● **TASK DIRECTIONS**
Exactly repeat the material, dropping every picture from the copy.

--- begin DATASET SECTION ---

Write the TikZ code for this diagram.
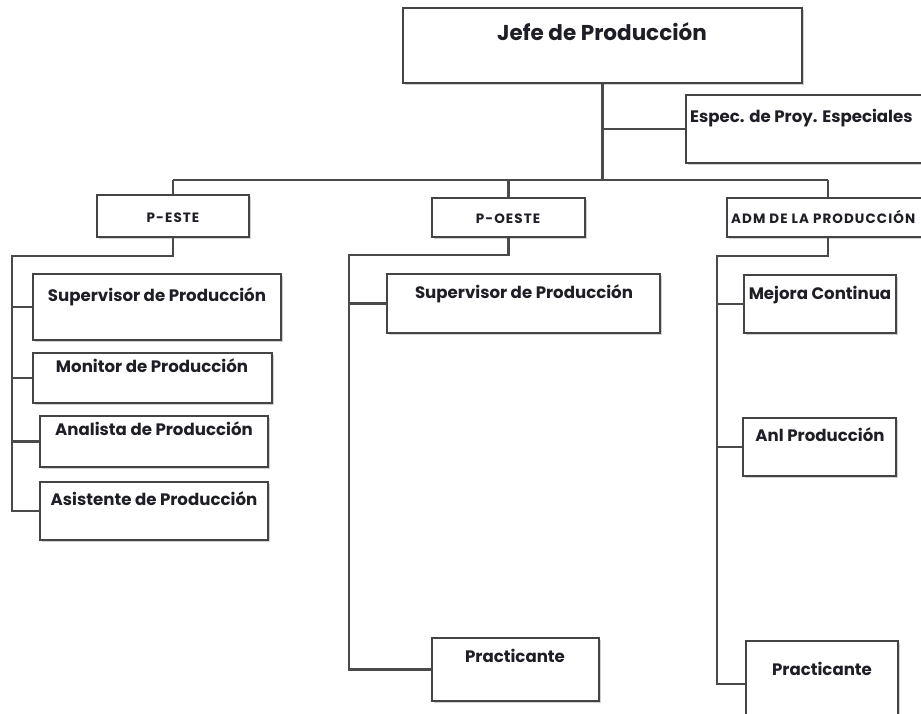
\documentclass[tikz,border=0pt]{standalone}
\usepackage{fontspec}
\setmainfont{Poppins}
\newfontfamily\spacedfont[LetterSpace=8]{Poppins}
\usetikzlibrary{calc,shadows}
\definecolor{wiregray}{HTML}{4A4A4A}
\definecolor{boxgray}{HTML}{444444}
\definecolor{inkdark}{HTML}{1E1E26}

% \orgbox{name}{left}{top}{right}{bottom}
\newcommand{\orgbox}[5]{%
  \node[unitbox, minimum width={#4-#2}, minimum height={#5-#3}]
    (#1) at ({(#2+#4)/2},{(#3+#5)/2}) {};}

\begin{document}
\begin{tikzpicture}[x=1pt,y=-1pt,
  unitbox/.style={draw=boxgray, line width=1.7pt, fill=white, inner sep=0pt,
    general shadow={shadow xshift=1.6pt, shadow yshift=-1.6pt, fill=black, opacity=0.18}},
  wire/.style={draw=wiregray, line width=2.4pt, line join=miter},
  lbl/.style={text=inkdark, font=\bfseries\fontsize{16.6}{18}\selectfont, inner sep=0pt, anchor=base},
  biglbl/.style={lbl, font=\bfseries\fontsize{21.5}{24}\selectfont},
  smalllbl/.style={lbl, font=\spacedfont\bfseries\fontsize{13.5}{15}\selectfont}]

\useasboundingbox (0,0) rectangle (921,713);
\clip (0,0) rectangle (921,713);

% top level
\orgbox{jefe}{403}{8}{802}{83}
\orgbox{espec}{686}{95}{960}{163}
\node[biglbl] (tjefe) at (602,40) {Jefe de Producción};
\node[lbl, anchor=base west] (tespec) at (690,122) {Espec. de Proy. Especiales};

% second level
\orgbox{peste}{97}{195}{249}{237}
\orgbox{poeste}{432}{198}{585}{237}
\orgbox{adm}{727}{198}{960}{237}
\node[smalllbl] (tpeste) at (173,222) {P-ESTE};
\node[smalllbl] (tpoeste) at (508,223) {P-OESTE};
\node[smalllbl, anchor=base west] (tadm) at (731,223) {ADM DE LA PRODUCCIÓN};

% P-ESTE units
\orgbox{supe}{33}{274}{281}{340}
\orgbox{moni}{33}{353}{272}{403}
\orgbox{anal}{40}{416}{268}{467}
\orgbox{asis}{40}{482}{268}{540}
\node[lbl] (tsupe) at (157,301) {Supervisor de Producción};
\node[lbl] (tmoni) at (152,372) {Monitor de Producción};
\node[lbl] (tanal) at (154,435) {Analista de Producción};
\node[lbl] (tasis) at (154,505) {Asistente de Producción};

% P-OESTE units
\orgbox{supo}{387}{274}{660}{333}
\orgbox{prao}{432}{638}{599}{701}
\node[lbl] (tsupo) at (524,298) {Supervisor de Producción};
\node[lbl] (tprao) at (515,662) {Practicante};

% ADM units
\orgbox{mejo}{744}{275}{896}{333}
\orgbox{anlp}{743}{418}{896}{476}
\orgbox{praa}{746}{641}{898}{727}
\node[lbl] (tmejo) at (820,299) {Mejora Continua};
\node[lbl] (tanlp) at (820,441) {Anl Producción};
\node[lbl] (tpraa) at (822,675) {Practicante};

% connectors
\coordinate (busL) at (173,180);
\coordinate (busR) at (828,180);
\coordinate (eturn) at (12,256);
\coordinate (oturn) at (349,255);
\coordinate (aturn) at (717,256);

\draw[wire] (jefe.south) -- (jefe.south |- busL);
\draw[wire] (jefe.south |- espec.west) -- (espec.west);
\draw[wire] (busL) -- (busR);
\draw[wire] (busL) -- (peste.north);
\draw[wire] (poeste.north |- busL) -- (poeste.north);
\draw[wire] (busR) -- (busR |- adm.north);

\draw[wire] (peste.south) -- (peste.south |- eturn) -- (eturn) -- (eturn |- asis.west) -- (asis.west);
\draw[wire] (eturn |- supe.west) -- (supe.west);
\draw[wire] (eturn |- moni.west) -- (moni.west);
\draw[wire] (eturn |- anal.west) -- (anal.west);

\draw[wire] (poeste.south) -- (poeste.south |- oturn) -- (oturn) -- (oturn |- prao.west) -- (prao.west);
\draw[wire] (oturn |- supo.west) -- (supo.west);

\draw[wire] (busR |- adm.south) -- (busR |- aturn) -- (aturn) -- (aturn |- 0,684) -- (praa.west |- 0,684);
\draw[wire] (aturn |- mejo.west) -- (mejo.west);
\draw[wire] (aturn |- anlp.west) -- (anlp.west);
\end{tikzpicture}
\end{document}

--- end DATASET SECTION ---

● **SOLUTION TO THE PROBLEM**
Write the TikZ code for this diagram.
\documentclass[tikz,border=0pt]{standalone}
\usepackage{fontspec}
\setmainfont{Poppins}
\newfontfamily\spacedfont[LetterSpace=8]{Poppins}
\usetikzlibrary{calc,shadows}
\definecolor{wiregray}{HTML}{4A4A4A}
\definecolor{boxgray}{HTML}{444444}
\definecolor{inkdark}{HTML}{1E1E26}

% \orgbox{name}{left}{top}{right}{bottom}
\newcommand{\orgbox}[5]{%
  \node[unitbox, minimum width={#4-#2}, minimum height={#5-#3}]
    (#1) at ({(#2+#4)/2},{(#3+#5)/2}) {};}

\begin{document}
\begin{tikzpicture}[x=1pt,y=-1pt,
  unitbox/.style={draw=boxgray, line width=1.7pt, fill=white, inner sep=0pt,
    general shadow={shadow xshift=1.6pt, shadow yshift=-1.6pt, fill=black, opacity=0.18}},
  wire/.style={draw=wiregray, line width=2.4pt, line join=miter},
  lbl/.style={text=inkdark, font=\bfseries\fontsize{16.6}{18}\selectfont, inner sep=0pt, anchor=base},
  biglbl/.style={lbl, font=\bfseries\fontsize{21.5}{24}\selectfont},
  smalllbl/.style={lbl, font=\spacedfont\bfseries\fontsize{13.5}{15}\selectfont}]

\useasboundingbox (0,0) rectangle (921,713);
\clip (0,0) rectangle (921,713);

% top level
\orgbox{jefe}{403}{8}{802}{83}
\orgbox{espec}{686}{95}{960}{163}
\node[biglbl] (tjefe) at (602,40) {Jefe de Producción};
\node[lbl, anchor=base west] (tespec) at (690,122) {Espec. de Proy. Especiales};

% second level
\orgbox{peste}{97}{195}{249}{237}
\orgbox{poeste}{432}{198}{585}{237}
\orgbox{adm}{727}{198}{960}{237}
\node[smalllbl] (tpeste) at (173,222) {P-ESTE};
\node[smalllbl] (tpoeste) at (508,223) {P-OESTE};
\node[smalllbl, anchor=base west] (tadm) at (731,223) {ADM DE LA PRODUCCIÓN};

% P-ESTE units
\orgbox{supe}{33}{274}{281}{340}
\orgbox{moni}{33}{353}{272}{403}
\orgbox{anal}{40}{416}{268}{467}
\orgbox{asis}{40}{482}{268}{540}
\node[lbl] (tsupe) at (157,301) {Supervisor de Producción};
\node[lbl] (tmoni) at (152,372) {Monitor de Producción};
\node[lbl] (tanal) at (154,435) {Analista de Producción};
\node[lbl] (tasis) at (154,505) {Asistente de Producción};

% P-OESTE units
\orgbox{supo}{387}{274}{660}{333}
\orgbox{prao}{432}{638}{599}{701}
\node[lbl] (tsupo) at (524,298) {Supervisor de Producción};
\node[lbl] (tprao) at (515,662) {Practicante};

% ADM units
\orgbox{mejo}{744}{275}{896}{333}
\orgbox{anlp}{743}{418}{896}{476}
\orgbox{praa}{746}{641}{898}{727}
\node[lbl] (tmejo) at (820,299) {Mejora Continua};
\node[lbl] (tanlp) at (820,441) {Anl Producción};
\node[lbl] (tpraa) at (822,675) {Practicante};

% connectors
\coordinate (busL) at (173,180);
\coordinate (busR) at (828,180);
\coordinate (eturn) at (12,256);
\coordinate (oturn) at (349,255);
\coordinate (aturn) at (717,256);

\draw[wire] (jefe.south) -- (jefe.south |- busL);
\draw[wire] (jefe.south |- espec.west) -- (espec.west);
\draw[wire] (busL) -- (busR);
\draw[wire] (busL) -- (peste.north);
\draw[wire] (poeste.north |- busL) -- (poeste.north);
\draw[wire] (busR) -- (busR |- adm.north);

\draw[wire] (peste.south) -- (peste.south |- eturn) -- (eturn) -- (eturn |- asis.west) -- (asis.west);
\draw[wire] (eturn |- supe.west) -- (supe.west);
\draw[wire] (eturn |- moni.west) -- (moni.west);
\draw[wire] (eturn |- anal.west) -- (anal.west);

\draw[wire] (poeste.south) -- (poeste.south |- oturn) -- (oturn) -- (oturn |- prao.west) -- (prao.west);
\draw[wire] (oturn |- supo.west) -- (supo.west);

\draw[wire] (busR |- adm.south) -- (busR |- aturn) -- (aturn) -- (aturn |- 0,684) -- (praa.west |- 0,684);
\draw[wire] (aturn |- mejo.west) -- (mejo.west);
\draw[wire] (aturn |- anlp.west) -- (anlp.west);
\end{tikzpicture}
\end{document}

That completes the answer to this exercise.